Limatulichthys petleyi

Scientific classification
- Kingdom: Animalia
- Phylum: Chordata
- Class: Actinopterygii
- Division: Teleostei
- Order: Siluriformes
- Family: Loricariidae
- Genus: Limatulichthys
- Species: L. petleyi
- Binomial name: Limatulichthys petleyi (Fowler, 1940)
- Synonyms: Rhineloricaria petleyi Fowler, 1940 ; Loricaria punctata Regan, 1904 ; Limatulichthys punctatus (Regan, 1904) ;

= Limatulichthys petleyi =

- Authority: (Fowler, 1940)

Species of fish

Limatulichthys petleyi is a species of freshwater ray-finned fish belonging to the family Loricariidae, the suckermouth armored catfishes, and the subfamily Loricariinae, the mailed catfishes. This catfish is found in the Amazon, Tocantins and Parnaíba River basins in Brazil and Peru.

==Taxonomy==
Limatulichthys petleyi was first formally described as Loricaria punctata in 1904 by the English ichthyologist Charles Tate Regan with its type locality given as Manaus, Rio Negro and Porto de Moz in Brazil.
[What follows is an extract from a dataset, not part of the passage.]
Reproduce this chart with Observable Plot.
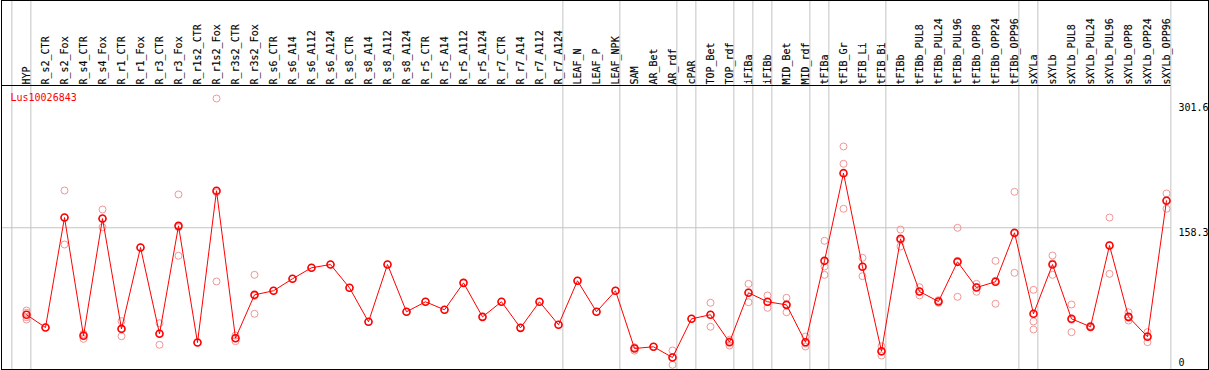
<!DOCTYPE html>
<html><head><meta charset="utf-8">
<script src="https://cdn.jsdelivr.net/npm/d3@7"></script>
<script src="https://cdn.jsdelivr.net/npm/@observablehq/plot@0.6"></script>
<style>html,body{margin:0;padding:0;background:#fff;overflow:hidden}</style>
</head><body><div id="chart"></div>
<script>
const title = "Lus10026843";
const categories = ["HYP","R_s2_CTR","R_s2_Fox","R_s4_CTR","R_s4_Fox","R_r1_CTR","R_r1_Fox","R_r3_CTR","R_r3_Fox","R_r1s2_CTR","R_r1s2_Fox","R_r3s2_CTR","R_r3s2_Fox","R_s6_CTR","R_s6_A14","R_s6_A112","R_s6_A124","R_s8_CTR","R_s8_A14","R_s8_A112","R_s8_A124","R_r5_CTR","R_r5_A14","R_r5_A112","R_r5_A124","R_r7_CTR","R_r7_A14","R_r7_A112","R_r7_A124","LEAF_N","LEAF_P","LEAF_NPK","SAM","AR_Bet","AR_rdf","cPAR","TOP_Bet","TOP_rdf","iFIBa","iFIBb","MID_Bet","MID_rdf","tFIBa","tFIB_Gr","tFIB_Li","tFIB_Bi","tFIBb","tFIBb_PUL8","tFIBb_PUL24","tFIBb_PUL96","tFIBb_OPP8","tFIBb_OPP24","tFIBb_OPP96","sXYLa","sXYLb","sXYLb_PUL8","sXYLb_PUL24","sXYLb_PUL96","sXYLb_OPP8","sXYLb_OPP24","sXYLb_OPP96"];
const means = [61.8,47.7,169.6,38.5,168.5,46.2,136.4,40.7,160.4,31.0,199.3,35.8,83.9,88.4,101.7,113.9,117.5,91.7,54.0,117.5,65.1,76.2,67.3,97.2,59.5,76.2,47.3,76.2,50.7,99.5,65.1,88.4,24.4,26.3,14.4,57.3,61.8,31.4,86.2,76.2,72.8,31.4,121.6,218.8,115.0,21.4,146.0,87.6,76.5,120.5,92.0,98.4,152.7,62.9,117.5,57.3,48.5,138.6,59.5,37.4,188.2];
const replicates = [
  [66.5,64.0,59.1,56.5],[47.7],[199.6,169.5,139.7],[40.7,35.1,39.7],[178.5,158.9,168.1],
  [54.7,38.0,45.9],[136.4],[52.4,28.5,41.2],[195.2,127.2,158.8],[31.0],
  [301.6,98.7,197.6],[38.8,32.5,36.1],[106.1,62.9,82.7],[88.4],[101.7],
  [113.9],[117.5],[91.7],[54.0],[117.5],
  [65.1],[76.2],[67.3],[97.2],[59.5],
  [76.2],[47.3],[76.2],[50.7],[99.5],
  [65.1],[88.4],[22.0,25.5,25.7],[26.3],[22.2,6.3,14.7],
  [57.3],[75.1,48.5,61.8],[34.0,27.7,32.5],[96.1,75.7,86.8],[83.2,69.5,75.9],
  [80.6,64.6,73.2],[37.7,26.6,29.9],[143.8,115.3,106.1],[248.4,229.2,179.3],[125.0,104.6,115.4],
  [26.9,16.6,20.7],[156.3,137.5,144.2],[92.4,83.2,87.2],[75.0,76.5,78.0],[158.2,81.7,121.6],
  [96.1,87.3,92.6],[121.6,74.0,99.6],[198.1,108.3,151.7],[89.5,54.3,45.5],[127.5,106.1,118.9],
  [73.2,42.5,56.2],[47.5,48.5,49.5],[169.6,107.2,139.0],[64.6,55.4,58.5],[42.5,31.4,38.3],
  [196.3,179.3,189.0]
];
const groupSizes = [1,28,3,3,1,2,1,1,2,1,3,7,1,7];
const yTickValues = [301.6, 158.3, 0];
const yMax = 301.6;

const n = categories.length;
const meanData = categories.map((c, i) => ({i, c, v: means[i]}));
const repData = replicates.flatMap((r, i) => r.map(v => ({i, v})));
const off = 0.23;
const bounds = [-1];
{ let cum = -1; for (const s of groupSizes) { cum += s; bounds.push(cum); } }
const boundX = bounds.map(b => b + off);
const xLeft = -1.32;

const headerLine = (index, {x}) => {
  return d3.create("svg:line")
    .attr("x1", 1).attr("x2", Math.round(x(n - 1 + off)) + 0.5)
    .attr("y1", 85.5).attr("y2", 85.5)
    .attr("stroke", "black").node();
};

const tickDy = [9, 5, -8];

const chart = Plot.plot({
  width: 1209,
  height: 370,
  marginLeft: 0, marginRight: 0, marginTop: 0, marginBottom: 0,
  style: {fontFamily: "'DejaVu Sans Mono', monospace", fontSize: "10px", background: "white", color: "black"},
  x: {type: "linear", domain: [0, n - 1], range: [26, 1166], axis: null},
  y: {domain: [0, yMax], range: [370, 98], axis: null},
  marks: [
    Plot.ruleX(boundX, {stroke: "#c4c4c4", strokeWidth: 1}),
    Plot.ruleY([yTickValues[1]], {x1: xLeft, x2: n - 1 + off, stroke: "#c4c4c4", strokeWidth: 1}),
    Plot.frame({stroke: "black", insetLeft: 1, insetRight: 1, insetBottom: 1}),
    headerLine,
    Plot.text(categories, {x: (d, i) => i, text: d => d, frameAnchor: "top", dx: 0.5, dy: 84, rotate: -90, textAnchor: "start", lineAnchor: "middle", fill: "black", stroke: "black", strokeWidth: 0.15}),
    Plot.text([title], {text: d => d, frameAnchor: "top-left", dx: 10, dy: 97, textAnchor: "start", lineAnchor: "middle", fill: "red"}),
    ...yTickValues.map((t, k) => Plot.text([t], {y: d => d, text: d => String(d), frameAnchor: "right", dx: -31, dy: tickDy[k], textAnchor: "start", lineAnchor: "middle", fill: "black"})),
    Plot.dot(repData, {x: "i", y: "v", r: 3.5, stroke: "#f09696", strokeWidth: 1, fill: "none"}),
    Plot.line(meanData, {x: "i", y: "v", stroke: "red", strokeWidth: 1}),
    Plot.dot(meanData, {x: "i", y: "v", r: 3.5, stroke: "red", strokeWidth: 1.6, fill: "none"})
  ]
});
document.getElementById("chart").appendChild(chart);
</script>
</body></html>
However, this name was preoccupied by Loricaria punctata Kner, 1854 and, in 1940, Henry Weed Fowler described Rhineloricaria petleyi from Contamana in the Ucayali basin in Peru. This taxon has been regarded as a synonym of Limatulichthys griseus but in 2001 Isaäc J. H. Isbrücker removed it from the synonymy of L. griseus and Eschmeyer's Catalog of Fishes treats it as a vaild species, L. petleyi. As Loricaria punctata this is the type species of the genus Limatulichthys, a genus which is included in the subfamily Loricariinae of the family Loricariidae. This family is part of the suborder Loricarioidei within the catfish order Siluriformes.

==Etymology==
Limatulichthys petleyi is the type species of the genus Limatulichthys, this name suffixes the Greek word for "fish", ichthys, onto the Latin word limatulus, meaning "somewhat polished". The specific name honors Robert T. Petley of Cleveland, Ohio who was an assistent to William C. Morrow who collected fishes for the Philadelphia Academy of Natural Sciences on a 1937 expedition to the Ucayali River basin in Peru.

==Distribution==
Limatulichthys petleyi is found in South America where it occurs in the basins of the Amazon, Tocantins and Parnaíba rivers in Brazil and Peru.